Pick out each line of the records in which the word "that" appears.

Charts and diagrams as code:
Start
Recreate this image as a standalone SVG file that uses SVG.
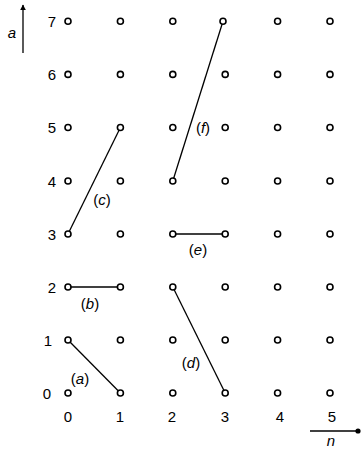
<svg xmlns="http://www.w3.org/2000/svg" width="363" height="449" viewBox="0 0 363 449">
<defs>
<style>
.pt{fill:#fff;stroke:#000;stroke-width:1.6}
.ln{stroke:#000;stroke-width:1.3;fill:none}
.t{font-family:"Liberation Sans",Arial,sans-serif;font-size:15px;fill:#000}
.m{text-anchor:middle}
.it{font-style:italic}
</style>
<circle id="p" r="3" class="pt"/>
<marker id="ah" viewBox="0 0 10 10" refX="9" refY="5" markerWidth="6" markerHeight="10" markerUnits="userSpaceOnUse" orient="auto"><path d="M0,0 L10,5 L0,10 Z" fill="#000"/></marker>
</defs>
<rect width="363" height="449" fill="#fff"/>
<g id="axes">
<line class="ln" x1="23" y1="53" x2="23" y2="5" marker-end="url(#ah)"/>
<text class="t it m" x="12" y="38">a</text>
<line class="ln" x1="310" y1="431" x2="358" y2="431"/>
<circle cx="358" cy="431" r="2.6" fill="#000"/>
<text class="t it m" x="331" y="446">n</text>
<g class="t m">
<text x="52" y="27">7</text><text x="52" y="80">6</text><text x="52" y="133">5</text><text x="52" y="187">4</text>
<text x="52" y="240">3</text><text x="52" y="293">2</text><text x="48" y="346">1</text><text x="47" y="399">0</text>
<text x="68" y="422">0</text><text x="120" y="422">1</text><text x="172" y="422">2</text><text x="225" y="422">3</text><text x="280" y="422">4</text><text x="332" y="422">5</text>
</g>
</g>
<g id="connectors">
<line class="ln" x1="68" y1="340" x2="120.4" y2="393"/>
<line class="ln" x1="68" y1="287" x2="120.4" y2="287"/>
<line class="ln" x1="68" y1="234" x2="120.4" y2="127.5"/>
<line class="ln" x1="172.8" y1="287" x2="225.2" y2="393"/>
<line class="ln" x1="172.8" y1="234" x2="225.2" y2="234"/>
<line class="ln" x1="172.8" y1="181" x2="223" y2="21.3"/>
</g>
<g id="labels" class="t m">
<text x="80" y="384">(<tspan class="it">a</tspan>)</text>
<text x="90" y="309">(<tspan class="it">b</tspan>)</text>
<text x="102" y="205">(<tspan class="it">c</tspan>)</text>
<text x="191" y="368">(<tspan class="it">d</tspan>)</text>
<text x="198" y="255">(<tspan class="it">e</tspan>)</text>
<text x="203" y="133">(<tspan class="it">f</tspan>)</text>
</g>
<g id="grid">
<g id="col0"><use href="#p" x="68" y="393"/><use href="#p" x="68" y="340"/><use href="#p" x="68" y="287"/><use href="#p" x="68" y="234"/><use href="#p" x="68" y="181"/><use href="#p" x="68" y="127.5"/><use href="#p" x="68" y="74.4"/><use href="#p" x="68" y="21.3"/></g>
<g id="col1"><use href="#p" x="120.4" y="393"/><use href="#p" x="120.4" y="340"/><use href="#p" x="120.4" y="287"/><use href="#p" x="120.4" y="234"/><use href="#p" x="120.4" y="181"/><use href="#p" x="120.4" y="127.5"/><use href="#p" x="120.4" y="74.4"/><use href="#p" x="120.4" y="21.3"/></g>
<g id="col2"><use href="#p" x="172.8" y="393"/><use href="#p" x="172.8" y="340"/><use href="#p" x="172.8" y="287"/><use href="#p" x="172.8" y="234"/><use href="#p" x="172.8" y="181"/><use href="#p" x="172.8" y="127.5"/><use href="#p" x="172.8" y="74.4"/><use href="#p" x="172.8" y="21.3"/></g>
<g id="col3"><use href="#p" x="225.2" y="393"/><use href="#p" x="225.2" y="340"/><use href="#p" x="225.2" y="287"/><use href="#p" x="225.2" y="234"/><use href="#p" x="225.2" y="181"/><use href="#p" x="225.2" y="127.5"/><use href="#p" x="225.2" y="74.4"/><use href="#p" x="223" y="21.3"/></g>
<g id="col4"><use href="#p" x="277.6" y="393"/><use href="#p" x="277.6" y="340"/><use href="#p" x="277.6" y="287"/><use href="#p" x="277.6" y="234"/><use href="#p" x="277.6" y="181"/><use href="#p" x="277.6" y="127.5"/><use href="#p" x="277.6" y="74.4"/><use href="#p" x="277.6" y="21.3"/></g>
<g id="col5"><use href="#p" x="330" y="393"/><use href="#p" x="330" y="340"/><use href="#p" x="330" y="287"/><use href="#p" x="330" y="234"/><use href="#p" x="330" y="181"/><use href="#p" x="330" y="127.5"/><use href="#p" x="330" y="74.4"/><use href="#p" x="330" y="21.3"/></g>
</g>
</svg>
End
Start
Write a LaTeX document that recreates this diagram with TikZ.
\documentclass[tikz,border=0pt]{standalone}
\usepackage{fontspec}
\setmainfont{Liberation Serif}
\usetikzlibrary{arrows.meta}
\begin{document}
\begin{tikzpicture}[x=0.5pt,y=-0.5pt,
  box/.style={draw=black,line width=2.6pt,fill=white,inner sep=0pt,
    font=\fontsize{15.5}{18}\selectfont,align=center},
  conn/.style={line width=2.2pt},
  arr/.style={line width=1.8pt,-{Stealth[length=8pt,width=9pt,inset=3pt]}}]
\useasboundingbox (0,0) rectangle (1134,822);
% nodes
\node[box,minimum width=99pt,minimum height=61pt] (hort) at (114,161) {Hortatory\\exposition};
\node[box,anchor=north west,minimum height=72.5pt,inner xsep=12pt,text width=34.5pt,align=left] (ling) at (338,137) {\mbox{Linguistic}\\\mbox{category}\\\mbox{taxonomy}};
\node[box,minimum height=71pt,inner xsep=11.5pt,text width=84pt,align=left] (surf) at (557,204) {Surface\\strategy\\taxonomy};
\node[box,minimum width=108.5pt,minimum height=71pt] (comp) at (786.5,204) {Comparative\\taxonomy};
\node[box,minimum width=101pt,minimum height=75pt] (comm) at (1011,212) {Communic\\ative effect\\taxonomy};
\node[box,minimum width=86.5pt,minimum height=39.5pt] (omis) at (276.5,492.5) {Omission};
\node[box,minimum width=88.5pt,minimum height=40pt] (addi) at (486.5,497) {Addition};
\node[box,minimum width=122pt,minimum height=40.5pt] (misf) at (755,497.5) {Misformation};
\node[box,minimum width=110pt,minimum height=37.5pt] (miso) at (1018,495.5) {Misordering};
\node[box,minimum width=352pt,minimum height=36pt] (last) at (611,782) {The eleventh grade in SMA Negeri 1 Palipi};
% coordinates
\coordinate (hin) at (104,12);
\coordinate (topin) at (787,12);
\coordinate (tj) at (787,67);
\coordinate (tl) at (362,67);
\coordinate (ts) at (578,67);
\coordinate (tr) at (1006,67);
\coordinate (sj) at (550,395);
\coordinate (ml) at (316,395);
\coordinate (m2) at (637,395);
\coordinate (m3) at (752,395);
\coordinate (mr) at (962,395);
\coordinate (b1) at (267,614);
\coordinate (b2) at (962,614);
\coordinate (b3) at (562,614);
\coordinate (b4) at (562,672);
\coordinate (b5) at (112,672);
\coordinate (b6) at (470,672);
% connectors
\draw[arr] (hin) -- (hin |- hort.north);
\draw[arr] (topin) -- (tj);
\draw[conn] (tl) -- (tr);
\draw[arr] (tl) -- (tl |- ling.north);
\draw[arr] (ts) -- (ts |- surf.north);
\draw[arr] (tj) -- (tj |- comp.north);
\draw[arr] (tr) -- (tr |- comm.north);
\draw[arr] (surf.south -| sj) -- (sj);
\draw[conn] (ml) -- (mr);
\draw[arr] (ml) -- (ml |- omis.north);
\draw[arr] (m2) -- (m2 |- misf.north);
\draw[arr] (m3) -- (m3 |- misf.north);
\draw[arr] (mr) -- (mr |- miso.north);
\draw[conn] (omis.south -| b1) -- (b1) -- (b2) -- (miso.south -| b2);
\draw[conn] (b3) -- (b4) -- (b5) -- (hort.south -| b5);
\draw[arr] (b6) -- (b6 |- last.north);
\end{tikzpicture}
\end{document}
End
» REPLY TO THE EXERCISE
Recreate this image as a standalone SVG file that uses SVG.
Write a LaTeX document that recreates this diagram with TikZ.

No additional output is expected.